Invisible Pain, Absence of Urgency

 It has to change because of people like Betts. Like Martin. Like Jelani Day. Day was a graduate student at ISU studying speech language pathology when he went missing on August 24, 2021. Two days later, his car was found in the woods of Peru, IL with the plates missing. His phone was found along I-74 and his clothes on the bank of the Illinois River.

His body was found on the riverbank on September 4. It wasn’t identified until September 23.

In an NBC Chicago interview, his mother Carmen Bolden-Day said, “He wasn’t depressed. He didn’t have any kind of pressures that would make him want to escape this life. So I do feel as if someone was involved.” Yet to this day, the circumstances behind his death are unknown. The LaSalle County Coroner said he drowned, but what led up to that drowning is still undetermined.
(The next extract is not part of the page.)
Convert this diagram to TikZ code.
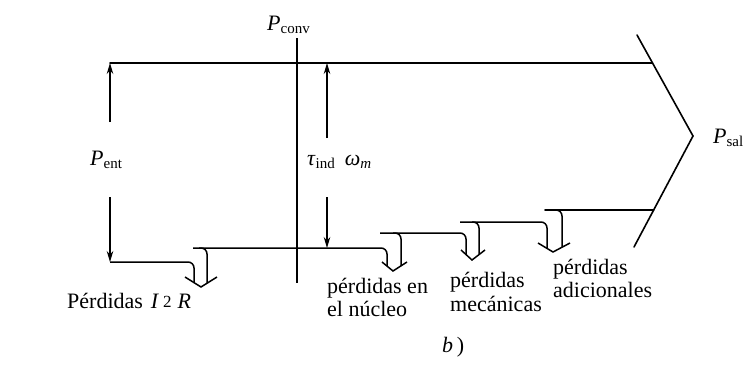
\documentclass[tikz,border=0pt]{standalone}
\usepackage{fontspec}
\setmainfont{Liberation Serif}
\usetikzlibrary{arrows.meta}
\newcommand\lsub[1]{\raisebox{-3pt}{\fontsize{15}{15}\selectfont #1}}
\begin{document}
\begin{tikzpicture}[x=1pt,y=-1pt,
  flow/.style={line width=1.6pt, line cap=round},
  loss/.style={line width=1.5pt, rounded corners=6pt},
  vhead/.style={line width=1.5pt, line join=miter},
  thinline/.style={line width=1.2pt},
  pa/.style={line width=1.1pt, -{Stealth[length=11pt,width=6.5pt]}},
  lbl/.style={inner sep=0pt, anchor=base west, font=\fontsize{22}{23.5}\selectfont, align=left}]
\useasboundingbox[fill=white] (0,0) rectangle (747,373);
% main outline
\coordinate (tl) at (110,63);
\coordinate (tr) at (652.4,63);
\coordinate (cu) at (637,35);
\coordinate (tip) at (693,136);
\coordinate (cl) at (634,247);
\draw[flow] (tl) -- (tr);
\draw[flow] (cu) -- (tip) -- (cl);
% P_conv line
\coordinate (cv1) at (297,38);
\coordinate (cv2) at (297,283);
\draw[thinline] (cv1) -- (cv2);
% input arrows
\coordinate (pe1) at (110,122);
\coordinate (pe2) at (110,197);
\coordinate (bl) at (110,262);
\draw[pa] (pe1) -- (tl);
\draw[pa] (pe2) -- (bl);
% torque arrows
\coordinate (ta1) at (327,138);
\coordinate (ta0) at (327,63);
\coordinate (ta2) at (327,197);
\coordinate (ta3) at (327,248);
\draw[pa] (ta1) -- (ta0);
\draw[pa] (ta2) -- (ta3);
% loss 1: I^2R
\draw[loss] (bl) -| (194,282.6);
\draw[loss] (199,248) -| (207,283.2);
\draw[vhead] (185,277) -- (201,287) -- (217,277);
% level 248 line and loss 2: core
\draw[loss] (193,248) -| (387,266.1);
\draw[loss] (393,233) -| (401,265.9);
\draw[vhead] (382,262) -- (393,271) -- (407,262);
% level 233 line and loss 3: mechanical
\draw[loss] (380,233) -| (466,254.5);
\draw[loss] (472,222) -| (479,254.6);
\draw[vhead] (461,250) -- (472,260) -- (485,250);
% level 222 line and loss 4: stray
\draw[loss] (460,222) -| (547,248.4);
\draw[loss] (553,210) -| (562,247.2);
\draw[vhead] (538,243) -- (553,252) -- (570,243);
% output level line
\coordinate (bs) at (545,210);
\coordinate (be) at (653.7,210);
\draw[flow] (bs) -- (be);
% labels
\node[lbl] (pconv) at (267,30) {\textit{P}\lsub{conv}};
\node[lbl] (pent) at (90,165) {\textit{P}\lsub{ent}};
\node[lbl] (tauw) at (307,165) {\textit{τ}\lsub{ind}\hspace{10pt}\textit{ω}\lsub{\textit{m}}};
\node[lbl] (psal) at (713,143) {\textit{P}\lsub{sal}};
\node[lbl] (l1) at (67,308) {Pérdidas\hspace{8pt}\textit{I}\hspace{4pt}\raisebox{1pt}{\fontsize{17}{17}\selectfont 2}\hspace{6pt}\textit{R}};
\node[lbl] (l2) at (327,316.5) {pérdidas en\\el núcleo};
\node[lbl] (l3) at (450,311) {pérdidas\\mecánicas};
\node[lbl] (l4) at (553,297.5) {pérdidas\\adicionales};
\node[lbl] (cap) at (442,352) {\textit{b}\,)};
\end{tikzpicture}
\end{document}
The issue of representation comes into play in the sense that there was no urgency to solve the mystery of Day’s death. Historically, the death and disappearance of Black people has been downplayed by society at large. You can look at the lynchings of Black men in the early 20th century as an example. Or the murders of several Black queer youth by Jeffrey Dahmer in the late 20th century. Or the response of Chicago police officers to murders in Black and Brown neighborhoods. Time and time again, this nation has shown how little they value solving Black death in comparison to everyone else. After Day’s death, the departments responsible for investigating dragged their feet with the release of the information they had.

Instead of acting with urgency, they were working behind closed doors to determine what to tell the public. They were drawing up a media plan before focusing on the circumstances behind Day’s death, while giving conflicting information to his mother. She still doesn’t have answers. The cultural disconnect between Black people and the rest of the country has denied a family justice in favor of optics. This pattern cannot be allowed to continue. We must work to remedy the issue of representation.

But how?

Solving The Issue of Representation

 For starters, we must be hyper-critical of the media we consume. This means analyzing the behind-the-scenes of media presentations: the language used; how certain groups are portrayed in comparison to others—looking outside of the worldview presented on-screen.

Then we must put ourselves in the shoes of those who don’t look like us. Our lived experiences teach us a lot, but unless we try to understand other people’s experiences, our scope of the world will forever be limited.

We must also sit down and analyze the codes we live by, as we may begin to find flaws in them. Because there are people in our state who aren’t able to express their truths due to standards set by those who refuse to understand them. This fosters misrepresentation, which usually leaves us fending for ourselves.

And we’re tired. Tired of constantly having to fight to be understood. Tired of struggling. Tired of waiting for change.

If we want to enact change, we must all do the work to understand one another—individually and as a community. This won’t be easy, as it requires unpacking the prejudice we’ve learned from yesterday’s sins. But if we want a safer, more inclusive world for everyone, it must be done. If not, the issue of representation will continue to plague us all.

Marcus Pruitt is a 21-year-old journalism student at Illinois State University. He writes with the goal of liberation for all at the forefront, and to expand the minds of his readers.